──────── Records provided

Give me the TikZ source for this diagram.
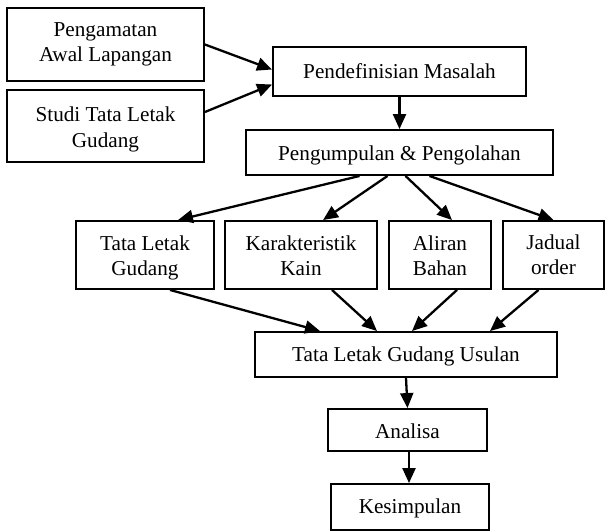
\documentclass[tikz,border=0pt]{standalone}
\usepackage{fontspec}
\setmainfont{Liberation Serif}
\usetikzlibrary{arrows.meta,calc}
\newcommand{\lowone}[2]{\raisebox{-#1}[\height][\depth]{#2}}
\newcommand{\lowtwo}[2]{\raisebox{-#1}[\height][\depth]{\begin{tabular}{@{}c@{}}#2\end{tabular}}}
\tikzset{
  box/.style={draw, line width=1.9pt, rectangle, align=center, inner sep=0pt,
    font=\fontsize{21.2}{25.5}\selectfont},
  arr/.style={line width=2.3pt, -{Triangle[length=15pt,width=13pt]}}
}
\begin{document}
\begin{tikzpicture}[x=1pt,y=-1pt]
\useasboundingbox (0,0) rectangle (605,531);
\node[box, minimum width=197pt, minimum height=73pt] (A) at (105.5,44.5) {Pengamatan\\Awal Lapangan};
\node[box, minimum width=197pt, minimum height=72pt] (B) at (105.5,126) {\lowtwo{3.5pt}{Studi Tata Letak\\Gudang}};
\node[box, minimum width=253pt, minimum height=49pt] (C) at (399.5,71.5) {Pendefinisian Masalah};
\node[box, minimum width=307pt, minimum height=45pt] (K) at (399.5,152.5) {\lowone{3pt}{Pengumpulan \& Pengolahan}};
\node[box, minimum width=138pt, minimum height=68pt] (D) at (145,255) {\lowtwo{3pt}{Tata Letak\\Gudang}};
\node[box, minimum width=152pt, minimum height=68pt] (E) at (301,255) {\lowtwo{3pt}{Karakteristik\\Kain}};
\node[box, minimum width=102pt, minimum height=68pt] (F) at (440,255) {\lowtwo{3pt}{Aliran\\Bahan}};
\node[box, minimum width=101pt, minimum height=68pt] (G) at (553.5,255) {\lowtwo{2pt}{Jadual\\order}};
\node[box, minimum width=302pt, minimum height=45pt] (H) at (406,354.5) {\lowone{2pt}{Tata Letak Gudang Usulan}};
\node[box, minimum width=159pt, minimum height=42pt] (I) at (407.5,430) {\lowone{1.5pt}{Analisa}};
\node[box, minimum width=158pt, minimum height=46pt] (J) at (410,507) {\lowone{1.5pt}{Kesimpulan}};
\draw[arr] (A.east) -- ($(C.west)+(0,-2)$);
\draw[arr] ($(B.east)+(0,-14)$) -- ($(C.west)+(0,13)$);
\draw[arr] (C.south) -- (K.north);
\draw[arr] ($(K.south)+(-40,0)$) -- ($(D.north)+(33,0)$);
\draw[arr] ($(K.south)+(-12,0)$) -- ($(E.north)+(22,0)$);
\draw[arr] ($(K.south)+(6,0)$) -- ($(F.north)+(12,0)$);
\draw[arr] ($(K.south)+(30,0)$) -- (G.north);
\draw[arr] ($(D.south)+(25,0)$) -- ($(H.north)+(-86,0)$);
\draw[arr] ($(E.south)+(31,0)$) -- ($(H.north)+(-29,0)$);
\draw[arr] ($(F.south)+(17,0)$) -- ($(H.north)+(6,0)$);
\draw[arr] ($(G.south)+(-15,0)$) -- ($(H.north)+(84,0)$);
\draw[arr] (H.south) -- (I.north);
\draw[arr] ($(I.south)+(1.5,0)$) -- ($(J.north)+(-1,0)$);
\end{tikzpicture}
\end{document}
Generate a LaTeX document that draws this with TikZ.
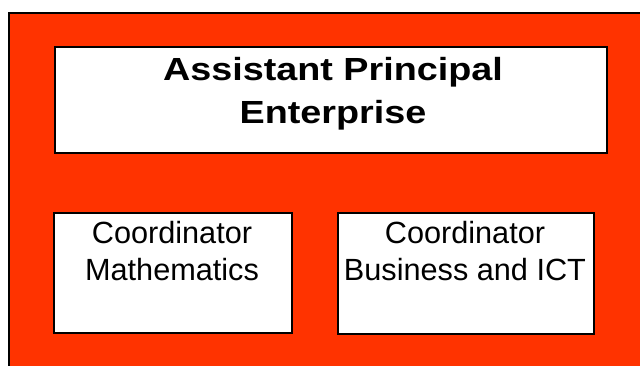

────────────────

* _Your task_
Find the lines above holding the word "this" and show them.

* _Expected answer_
Give me the TikZ source for this diagram.
Generate a LaTeX document that draws this with TikZ.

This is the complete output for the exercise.